* BEGIN *

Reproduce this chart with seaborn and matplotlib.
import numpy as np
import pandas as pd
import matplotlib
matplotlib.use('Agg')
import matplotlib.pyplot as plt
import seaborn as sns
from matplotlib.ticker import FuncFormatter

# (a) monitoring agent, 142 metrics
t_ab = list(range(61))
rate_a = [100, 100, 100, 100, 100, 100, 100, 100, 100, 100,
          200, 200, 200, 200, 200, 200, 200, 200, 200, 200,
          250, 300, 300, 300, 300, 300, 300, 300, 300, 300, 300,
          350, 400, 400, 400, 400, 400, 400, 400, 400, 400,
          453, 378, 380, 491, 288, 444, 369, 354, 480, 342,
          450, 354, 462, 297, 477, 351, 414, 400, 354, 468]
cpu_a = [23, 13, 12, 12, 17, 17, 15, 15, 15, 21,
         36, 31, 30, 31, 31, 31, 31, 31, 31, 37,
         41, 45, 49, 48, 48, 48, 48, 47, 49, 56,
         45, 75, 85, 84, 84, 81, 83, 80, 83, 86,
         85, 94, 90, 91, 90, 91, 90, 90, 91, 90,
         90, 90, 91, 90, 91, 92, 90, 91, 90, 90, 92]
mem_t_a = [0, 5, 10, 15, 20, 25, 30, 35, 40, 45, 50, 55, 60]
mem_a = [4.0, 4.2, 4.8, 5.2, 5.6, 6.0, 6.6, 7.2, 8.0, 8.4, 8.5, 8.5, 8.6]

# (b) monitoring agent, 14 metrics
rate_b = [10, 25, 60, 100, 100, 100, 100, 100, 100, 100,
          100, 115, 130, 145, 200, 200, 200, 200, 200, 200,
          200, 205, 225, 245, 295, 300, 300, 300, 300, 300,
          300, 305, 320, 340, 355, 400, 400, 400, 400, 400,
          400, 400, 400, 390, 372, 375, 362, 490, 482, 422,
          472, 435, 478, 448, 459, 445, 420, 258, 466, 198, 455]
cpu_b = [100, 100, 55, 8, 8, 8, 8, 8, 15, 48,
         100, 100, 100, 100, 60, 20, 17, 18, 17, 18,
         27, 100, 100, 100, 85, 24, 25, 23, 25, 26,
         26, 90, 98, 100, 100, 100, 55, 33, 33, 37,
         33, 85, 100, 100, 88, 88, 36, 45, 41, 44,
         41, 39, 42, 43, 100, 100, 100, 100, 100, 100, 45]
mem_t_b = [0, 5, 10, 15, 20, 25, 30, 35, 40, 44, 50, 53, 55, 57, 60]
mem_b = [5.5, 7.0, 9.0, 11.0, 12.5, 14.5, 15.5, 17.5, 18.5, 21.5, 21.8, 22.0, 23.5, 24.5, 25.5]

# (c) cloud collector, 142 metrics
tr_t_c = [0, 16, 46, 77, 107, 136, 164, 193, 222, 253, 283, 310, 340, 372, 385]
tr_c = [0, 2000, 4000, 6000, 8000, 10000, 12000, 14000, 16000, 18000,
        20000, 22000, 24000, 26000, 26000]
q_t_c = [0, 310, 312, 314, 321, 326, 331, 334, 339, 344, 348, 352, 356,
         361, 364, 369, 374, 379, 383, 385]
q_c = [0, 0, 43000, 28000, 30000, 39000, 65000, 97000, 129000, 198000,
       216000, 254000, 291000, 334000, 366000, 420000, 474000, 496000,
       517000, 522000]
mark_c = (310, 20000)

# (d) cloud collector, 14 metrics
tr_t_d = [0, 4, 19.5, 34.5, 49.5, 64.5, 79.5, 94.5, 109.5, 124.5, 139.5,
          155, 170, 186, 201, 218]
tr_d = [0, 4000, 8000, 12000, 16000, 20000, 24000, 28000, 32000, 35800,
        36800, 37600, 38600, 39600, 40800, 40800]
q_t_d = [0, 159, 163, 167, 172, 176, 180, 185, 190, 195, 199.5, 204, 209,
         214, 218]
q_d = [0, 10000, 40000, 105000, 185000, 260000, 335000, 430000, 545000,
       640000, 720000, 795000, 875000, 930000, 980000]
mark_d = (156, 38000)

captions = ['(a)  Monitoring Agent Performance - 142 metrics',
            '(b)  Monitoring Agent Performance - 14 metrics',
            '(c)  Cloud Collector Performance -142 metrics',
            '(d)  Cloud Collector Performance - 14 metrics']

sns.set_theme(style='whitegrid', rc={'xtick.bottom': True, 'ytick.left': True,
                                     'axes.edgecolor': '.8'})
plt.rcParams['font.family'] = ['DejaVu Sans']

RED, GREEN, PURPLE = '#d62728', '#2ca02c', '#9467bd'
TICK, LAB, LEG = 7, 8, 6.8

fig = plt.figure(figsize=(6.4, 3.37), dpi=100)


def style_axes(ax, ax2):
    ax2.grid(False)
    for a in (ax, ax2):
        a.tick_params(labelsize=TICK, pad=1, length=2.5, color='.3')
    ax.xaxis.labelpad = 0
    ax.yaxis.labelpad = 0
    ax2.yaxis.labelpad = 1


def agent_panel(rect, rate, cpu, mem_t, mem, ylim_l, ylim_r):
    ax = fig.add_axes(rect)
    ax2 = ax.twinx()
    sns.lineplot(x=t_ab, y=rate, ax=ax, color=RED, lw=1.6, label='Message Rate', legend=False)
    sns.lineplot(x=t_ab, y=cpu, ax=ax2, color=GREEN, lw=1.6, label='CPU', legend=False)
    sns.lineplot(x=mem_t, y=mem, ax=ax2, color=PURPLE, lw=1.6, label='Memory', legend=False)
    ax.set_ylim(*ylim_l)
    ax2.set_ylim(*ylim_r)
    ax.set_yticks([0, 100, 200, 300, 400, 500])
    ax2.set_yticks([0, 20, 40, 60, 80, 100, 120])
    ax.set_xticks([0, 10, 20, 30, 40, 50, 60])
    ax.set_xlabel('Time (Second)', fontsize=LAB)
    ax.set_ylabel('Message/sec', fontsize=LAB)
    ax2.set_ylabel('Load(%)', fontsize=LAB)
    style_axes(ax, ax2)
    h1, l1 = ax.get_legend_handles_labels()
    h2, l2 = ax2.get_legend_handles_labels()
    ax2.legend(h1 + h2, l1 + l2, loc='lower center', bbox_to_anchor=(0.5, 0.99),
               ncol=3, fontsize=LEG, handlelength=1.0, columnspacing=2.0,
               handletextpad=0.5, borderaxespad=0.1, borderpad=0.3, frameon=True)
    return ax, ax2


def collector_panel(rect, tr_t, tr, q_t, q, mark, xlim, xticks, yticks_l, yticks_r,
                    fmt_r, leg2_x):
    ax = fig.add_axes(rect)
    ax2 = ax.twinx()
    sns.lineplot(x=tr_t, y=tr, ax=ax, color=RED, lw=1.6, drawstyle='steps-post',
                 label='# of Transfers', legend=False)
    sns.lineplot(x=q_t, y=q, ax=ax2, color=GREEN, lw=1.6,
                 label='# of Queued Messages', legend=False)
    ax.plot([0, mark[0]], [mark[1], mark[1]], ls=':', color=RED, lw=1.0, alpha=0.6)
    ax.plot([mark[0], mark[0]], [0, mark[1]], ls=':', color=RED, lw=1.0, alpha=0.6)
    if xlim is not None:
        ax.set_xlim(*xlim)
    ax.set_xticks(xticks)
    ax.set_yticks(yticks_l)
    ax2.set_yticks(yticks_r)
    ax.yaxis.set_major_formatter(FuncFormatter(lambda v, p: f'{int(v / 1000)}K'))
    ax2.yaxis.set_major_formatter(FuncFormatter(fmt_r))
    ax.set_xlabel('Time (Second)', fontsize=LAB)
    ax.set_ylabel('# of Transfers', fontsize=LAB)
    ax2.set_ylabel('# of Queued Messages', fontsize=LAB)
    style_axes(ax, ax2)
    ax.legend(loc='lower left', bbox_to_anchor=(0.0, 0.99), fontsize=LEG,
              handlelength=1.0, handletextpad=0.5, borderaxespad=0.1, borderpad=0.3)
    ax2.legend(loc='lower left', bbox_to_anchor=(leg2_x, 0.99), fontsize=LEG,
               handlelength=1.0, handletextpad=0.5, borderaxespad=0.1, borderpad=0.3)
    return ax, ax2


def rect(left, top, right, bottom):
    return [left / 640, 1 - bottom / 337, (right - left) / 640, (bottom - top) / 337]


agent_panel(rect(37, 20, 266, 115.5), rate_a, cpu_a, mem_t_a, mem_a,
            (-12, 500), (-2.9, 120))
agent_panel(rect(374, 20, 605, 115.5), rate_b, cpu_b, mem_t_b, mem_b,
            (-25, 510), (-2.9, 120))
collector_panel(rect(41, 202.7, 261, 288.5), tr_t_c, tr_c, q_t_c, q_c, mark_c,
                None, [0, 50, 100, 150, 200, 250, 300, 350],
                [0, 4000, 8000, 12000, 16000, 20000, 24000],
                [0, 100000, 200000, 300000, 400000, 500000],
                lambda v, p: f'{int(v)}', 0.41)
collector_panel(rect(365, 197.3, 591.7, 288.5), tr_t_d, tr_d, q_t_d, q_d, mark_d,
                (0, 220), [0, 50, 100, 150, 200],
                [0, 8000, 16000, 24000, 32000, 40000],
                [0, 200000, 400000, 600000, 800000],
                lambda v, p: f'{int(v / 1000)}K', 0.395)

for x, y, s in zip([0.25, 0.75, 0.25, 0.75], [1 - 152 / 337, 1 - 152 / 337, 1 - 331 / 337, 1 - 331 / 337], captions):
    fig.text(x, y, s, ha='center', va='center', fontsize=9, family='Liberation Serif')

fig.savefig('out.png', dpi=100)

* END *
* BEGIN *

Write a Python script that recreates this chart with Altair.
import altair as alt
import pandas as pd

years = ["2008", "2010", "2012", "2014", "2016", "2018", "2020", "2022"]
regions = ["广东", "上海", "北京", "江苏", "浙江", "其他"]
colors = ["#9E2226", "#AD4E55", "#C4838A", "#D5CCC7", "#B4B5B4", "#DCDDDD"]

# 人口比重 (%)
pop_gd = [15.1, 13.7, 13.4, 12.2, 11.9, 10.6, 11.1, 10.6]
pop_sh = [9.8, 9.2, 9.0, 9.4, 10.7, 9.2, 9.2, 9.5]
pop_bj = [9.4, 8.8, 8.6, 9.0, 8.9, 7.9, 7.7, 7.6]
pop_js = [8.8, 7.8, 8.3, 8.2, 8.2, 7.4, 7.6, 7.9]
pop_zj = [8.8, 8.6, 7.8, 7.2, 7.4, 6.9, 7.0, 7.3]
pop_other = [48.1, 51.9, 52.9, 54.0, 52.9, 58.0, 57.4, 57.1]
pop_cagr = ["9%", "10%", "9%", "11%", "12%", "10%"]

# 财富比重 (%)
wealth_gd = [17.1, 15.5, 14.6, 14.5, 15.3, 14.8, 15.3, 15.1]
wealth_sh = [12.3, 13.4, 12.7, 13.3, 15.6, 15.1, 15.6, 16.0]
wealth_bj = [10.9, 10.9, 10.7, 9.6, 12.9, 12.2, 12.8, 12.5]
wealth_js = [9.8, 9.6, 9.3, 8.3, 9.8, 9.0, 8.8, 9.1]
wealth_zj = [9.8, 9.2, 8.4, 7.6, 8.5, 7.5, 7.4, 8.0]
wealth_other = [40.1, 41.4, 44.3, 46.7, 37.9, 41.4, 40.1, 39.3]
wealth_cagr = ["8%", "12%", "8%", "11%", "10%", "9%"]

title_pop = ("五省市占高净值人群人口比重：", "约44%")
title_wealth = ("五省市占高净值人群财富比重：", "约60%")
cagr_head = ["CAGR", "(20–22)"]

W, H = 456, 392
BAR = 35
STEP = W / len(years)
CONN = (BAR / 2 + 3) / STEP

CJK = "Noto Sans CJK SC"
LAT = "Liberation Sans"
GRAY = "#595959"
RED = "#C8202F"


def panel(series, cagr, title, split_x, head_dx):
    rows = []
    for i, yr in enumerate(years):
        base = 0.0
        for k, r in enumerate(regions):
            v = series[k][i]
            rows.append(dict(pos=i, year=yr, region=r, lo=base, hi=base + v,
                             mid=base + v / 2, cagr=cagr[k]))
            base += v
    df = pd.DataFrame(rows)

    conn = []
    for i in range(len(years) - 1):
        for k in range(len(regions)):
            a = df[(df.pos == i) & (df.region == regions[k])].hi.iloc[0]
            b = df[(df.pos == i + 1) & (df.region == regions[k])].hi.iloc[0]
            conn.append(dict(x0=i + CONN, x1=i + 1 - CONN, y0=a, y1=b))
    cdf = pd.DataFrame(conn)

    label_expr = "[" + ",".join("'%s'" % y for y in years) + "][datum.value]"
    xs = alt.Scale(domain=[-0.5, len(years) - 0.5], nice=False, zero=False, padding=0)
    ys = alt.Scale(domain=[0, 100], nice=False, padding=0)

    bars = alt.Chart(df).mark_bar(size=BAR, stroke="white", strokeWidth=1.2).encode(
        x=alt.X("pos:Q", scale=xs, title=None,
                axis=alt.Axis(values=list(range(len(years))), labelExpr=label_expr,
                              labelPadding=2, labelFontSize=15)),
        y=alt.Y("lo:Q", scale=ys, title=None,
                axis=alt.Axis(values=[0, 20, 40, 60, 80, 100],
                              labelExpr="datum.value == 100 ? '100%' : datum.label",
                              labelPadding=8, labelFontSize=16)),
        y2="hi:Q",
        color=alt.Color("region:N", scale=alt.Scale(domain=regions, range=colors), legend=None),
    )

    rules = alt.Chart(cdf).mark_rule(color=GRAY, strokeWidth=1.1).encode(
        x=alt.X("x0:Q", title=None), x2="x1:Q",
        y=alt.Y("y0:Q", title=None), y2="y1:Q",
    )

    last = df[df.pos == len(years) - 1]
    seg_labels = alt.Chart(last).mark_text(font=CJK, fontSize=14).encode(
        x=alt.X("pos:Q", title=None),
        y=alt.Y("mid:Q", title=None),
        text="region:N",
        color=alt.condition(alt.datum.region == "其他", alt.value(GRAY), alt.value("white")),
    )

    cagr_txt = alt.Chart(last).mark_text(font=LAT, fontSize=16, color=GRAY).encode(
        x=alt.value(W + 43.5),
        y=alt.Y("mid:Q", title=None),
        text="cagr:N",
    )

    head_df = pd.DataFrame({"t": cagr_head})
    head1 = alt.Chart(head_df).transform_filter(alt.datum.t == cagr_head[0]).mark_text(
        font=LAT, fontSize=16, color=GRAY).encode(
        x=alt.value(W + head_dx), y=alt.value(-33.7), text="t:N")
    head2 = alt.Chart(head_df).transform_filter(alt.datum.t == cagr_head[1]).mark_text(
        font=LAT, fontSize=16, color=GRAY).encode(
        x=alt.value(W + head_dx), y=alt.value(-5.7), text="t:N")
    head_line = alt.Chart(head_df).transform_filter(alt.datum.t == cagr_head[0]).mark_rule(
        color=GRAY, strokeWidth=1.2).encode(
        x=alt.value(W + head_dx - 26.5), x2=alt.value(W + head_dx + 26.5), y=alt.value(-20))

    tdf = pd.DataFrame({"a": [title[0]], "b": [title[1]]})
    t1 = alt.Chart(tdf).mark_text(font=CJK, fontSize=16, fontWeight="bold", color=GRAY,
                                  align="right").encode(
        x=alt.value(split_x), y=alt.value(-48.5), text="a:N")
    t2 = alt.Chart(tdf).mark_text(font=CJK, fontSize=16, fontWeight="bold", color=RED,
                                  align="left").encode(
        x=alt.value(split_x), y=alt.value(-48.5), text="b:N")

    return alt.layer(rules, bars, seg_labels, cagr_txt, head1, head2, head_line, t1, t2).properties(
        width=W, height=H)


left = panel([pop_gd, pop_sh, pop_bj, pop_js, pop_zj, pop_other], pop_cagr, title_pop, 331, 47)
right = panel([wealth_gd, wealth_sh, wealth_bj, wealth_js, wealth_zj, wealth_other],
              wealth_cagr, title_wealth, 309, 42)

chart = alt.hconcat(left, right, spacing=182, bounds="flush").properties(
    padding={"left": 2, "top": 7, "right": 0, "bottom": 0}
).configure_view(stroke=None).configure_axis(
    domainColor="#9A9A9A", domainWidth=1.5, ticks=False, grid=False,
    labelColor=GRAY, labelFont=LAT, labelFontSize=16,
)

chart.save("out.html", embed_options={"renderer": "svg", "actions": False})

* END *
* BEGIN *

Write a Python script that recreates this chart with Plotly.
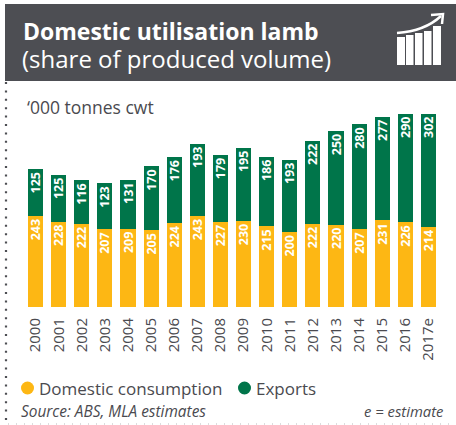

* END *

Read the data above and pull out each line that holds the string "with".

**EXERCISE ANSWER**
Reproduce this chart with seaborn and matplotlib.
Write a Python script that recreates this chart with Altair.
Write a Python script that recreates this chart with Plotly.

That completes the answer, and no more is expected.